I Giudici di appello, in sostanza, hanno seguito il consolidato orientamento secondo cui sopraggiunta la morte, il danno biologico doveva essere correttamente liquidato secondo il criterio della invalidità temporanea sub specie di danno terminale – da trasmettere agli eredi – nelle varie componenti di danno biologico e di danno morale (o catastrofale), considerata la durata della grave malattia dalla data della diagnosi fino al decesso. Per i 2 anni e 309 giorni di sofferenza, intercorsi tra la diagnosi della malattia ed il decesso, i giudici hanno liquidato l’importo pari a 185.918,00 secondo il criterio unitario ed i valori a scalare propri della tabella di Milano sul danno terminale.

L’intervento della Cassazione

Secondo la società datrice di lavoro della vittima la Corte di appello avrebbe errato nel non adeguatamente valutare il concreto atteggiarsi del rapporto di lavoro intercorso con il lavoratore in relazione alla patologia contratta ed alla luce delle considerazioni cliniche esposte dal CTU nell’elaborato peritale.

Quanto censurato è infondato. La Corte di appello ha innanzitutto valutato il reale atteggiarsi del rapporto di lavoro della vittima tanto che sul punto ha rinnovato l’esame dei testimoni per verificare in quale ambiente e con quali modalità egli avesse in concreto lavorato.
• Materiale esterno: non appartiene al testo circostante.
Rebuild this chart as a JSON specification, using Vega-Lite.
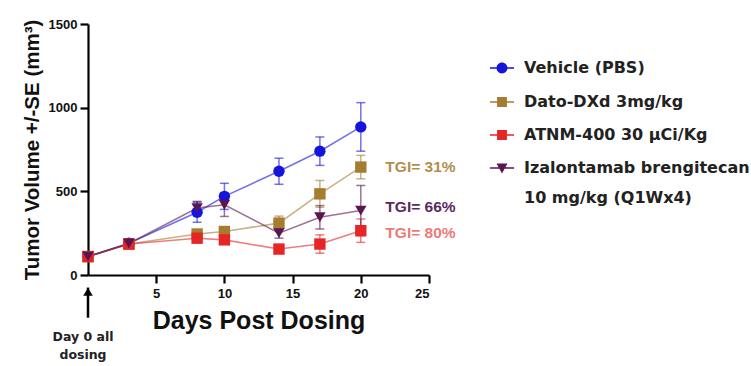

Quindi non ha omesso di valutare alcun fatto decisivo, né ha contraddetto le tesi e le conclusioni sostenute dalla CTU, ma le ha valutate integrandole logicamente alla luce della istruttoria testimoniale espletata e della corretta applicazione delle norme giuridiche

La Corte ha infatti affermato, sulla scorta delle rinnovate prove testimoniali, che vi fu una esposizione all’amianto- non solo nel periodo di lavoro precedentemente svolto alle dipendenze di una cooperativa, ma anche nel periodo di lavoro successivo svolto presso il datore coinvolto nel giudizio in parola. Posto che anche questa impresa effettuava lavori di decoibentazione dei rivestimenti di amianto dalle navi senza osservare le prescrizioni di legge, mentre il lavoratore era adibito a lavori di pulizia (pulizia di sentine, cassa olio e casse acqua) a bordo nave; per cui egli rimaneva esposto all’azione nociva delle fibre pericolose sprigionatesi nello stesso ambiente.

La esposizione al fattore nocivo e pericoloso (primo elemento del nesso di causa) è dimostrato secondo la Corte dallo svolgimento del rapporto dal 1998 al 2006 in queste condizioni (mentre dal 2006 al 2010 la vittima è stato posta in cassa integrazione).

Le prove testimoniali

Si ritiene, pertanto, che legittimamente la Corte, dovendo “sciogliere il dubbio” sul punto ha chiesto chiarimenti ai testimoni, a fronte di una sentenza di primo grado che aveva delimitato la esposizione solo al primo periodo di lavoro svolto alle dipendenze della Cooperativa.

Ciò ha condotto a ritenere che l’esposizione a rischio, che il Consulente ha riferito essersi consumata solo nel primo periodo, doveva dirsi avvenuta anche nel secondo periodo di lavoro svolto alle dipendenze della datrice convenuta sul presupposto di fatto accertato che il lavoro effettuato dalla vittima non era diverso nel primo e nel secondo periodo.

Per completezza si aggiunge che il CTU ha evidentemente formulato una diagnosi di derivazione causale in termini generali, riferendola all’esposizione complessiva subita dal lavoratore, senza distinguere tra il primo ed il secondo periodo di occupazione. Inoltre la (importante) complessa questione relativa a quale tra le esposizioni subite dal lavoratore sia stata effettivamente influente sullo sviluppo del tumore non è invece affrontata nei motivi di ricorso.

La sentenza di appello risulta quindi del tutto conforme al diritto e si sottrae alle infondate censure sollevate.